> **Goal**
Give back, exactly as written, the lines from the beginning of the listing through the one that contains "xs = [i + 0.5".

> **Given information**
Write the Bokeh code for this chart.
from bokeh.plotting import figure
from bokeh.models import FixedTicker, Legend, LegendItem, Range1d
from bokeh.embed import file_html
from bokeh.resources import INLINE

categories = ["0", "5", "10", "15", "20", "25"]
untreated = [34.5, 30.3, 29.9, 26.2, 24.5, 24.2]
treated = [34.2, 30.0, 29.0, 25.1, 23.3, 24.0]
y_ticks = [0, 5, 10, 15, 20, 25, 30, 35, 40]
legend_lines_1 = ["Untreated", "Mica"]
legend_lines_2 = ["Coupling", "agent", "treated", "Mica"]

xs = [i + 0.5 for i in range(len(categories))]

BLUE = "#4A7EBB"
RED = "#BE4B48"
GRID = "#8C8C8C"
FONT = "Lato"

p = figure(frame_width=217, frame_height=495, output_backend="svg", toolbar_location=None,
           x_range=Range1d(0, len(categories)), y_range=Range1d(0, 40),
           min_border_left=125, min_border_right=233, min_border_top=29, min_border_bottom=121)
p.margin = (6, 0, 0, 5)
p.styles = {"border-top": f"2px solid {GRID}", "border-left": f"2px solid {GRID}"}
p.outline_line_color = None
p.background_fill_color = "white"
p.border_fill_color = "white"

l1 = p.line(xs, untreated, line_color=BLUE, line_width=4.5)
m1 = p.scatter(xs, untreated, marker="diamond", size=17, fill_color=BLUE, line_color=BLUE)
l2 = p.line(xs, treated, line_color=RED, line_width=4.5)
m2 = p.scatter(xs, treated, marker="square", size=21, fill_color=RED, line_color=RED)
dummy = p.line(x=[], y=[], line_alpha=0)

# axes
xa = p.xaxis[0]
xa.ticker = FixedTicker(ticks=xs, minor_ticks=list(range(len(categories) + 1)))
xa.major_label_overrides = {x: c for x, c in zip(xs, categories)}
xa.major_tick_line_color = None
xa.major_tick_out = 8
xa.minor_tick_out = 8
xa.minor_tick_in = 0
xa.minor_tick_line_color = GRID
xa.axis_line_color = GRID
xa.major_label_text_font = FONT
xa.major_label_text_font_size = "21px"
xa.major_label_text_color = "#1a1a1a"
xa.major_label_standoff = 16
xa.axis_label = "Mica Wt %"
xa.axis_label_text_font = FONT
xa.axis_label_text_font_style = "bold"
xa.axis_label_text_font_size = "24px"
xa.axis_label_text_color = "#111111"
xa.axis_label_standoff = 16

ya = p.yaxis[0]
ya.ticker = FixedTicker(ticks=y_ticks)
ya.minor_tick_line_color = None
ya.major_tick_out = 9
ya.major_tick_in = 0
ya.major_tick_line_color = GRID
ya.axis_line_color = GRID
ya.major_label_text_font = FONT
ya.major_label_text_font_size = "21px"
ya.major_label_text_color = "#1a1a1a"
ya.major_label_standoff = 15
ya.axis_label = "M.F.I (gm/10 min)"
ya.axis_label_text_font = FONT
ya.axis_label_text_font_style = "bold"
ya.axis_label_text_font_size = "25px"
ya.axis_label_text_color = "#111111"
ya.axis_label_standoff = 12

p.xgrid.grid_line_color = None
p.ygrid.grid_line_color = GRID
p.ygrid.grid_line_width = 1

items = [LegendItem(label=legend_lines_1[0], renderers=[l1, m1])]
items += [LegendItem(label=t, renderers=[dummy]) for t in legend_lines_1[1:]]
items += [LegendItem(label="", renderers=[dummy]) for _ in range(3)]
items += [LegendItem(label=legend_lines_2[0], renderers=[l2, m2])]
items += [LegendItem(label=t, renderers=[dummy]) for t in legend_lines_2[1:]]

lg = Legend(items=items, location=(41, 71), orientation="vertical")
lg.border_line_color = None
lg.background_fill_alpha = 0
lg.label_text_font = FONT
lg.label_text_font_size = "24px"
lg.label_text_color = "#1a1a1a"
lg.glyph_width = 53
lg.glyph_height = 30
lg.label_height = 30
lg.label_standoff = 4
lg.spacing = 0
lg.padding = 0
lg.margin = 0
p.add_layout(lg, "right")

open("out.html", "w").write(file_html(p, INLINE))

> **Completed exercise**
Write the Bokeh code for this chart.
from bokeh.plotting import figure
from bokeh.models import FixedTicker, Legend, LegendItem, Range1d
from bokeh.embed import file_html
from bokeh.resources import INLINE

categories = ["0", "5", "10", "15", "20", "25"]
untreated = [34.5, 30.3, 29.9, 26.2, 24.5, 24.2]
treated = [34.2, 30.0, 29.0, 25.1, 23.3, 24.0]
y_ticks = [0, 5, 10, 15, 20, 25, 30, 35, 40]
legend_lines_1 = ["Untreated", "Mica"]
legend_lines_2 = ["Coupling", "agent", "treated", "Mica"]

xs = [i + 0.5 for i in range(len(categories))]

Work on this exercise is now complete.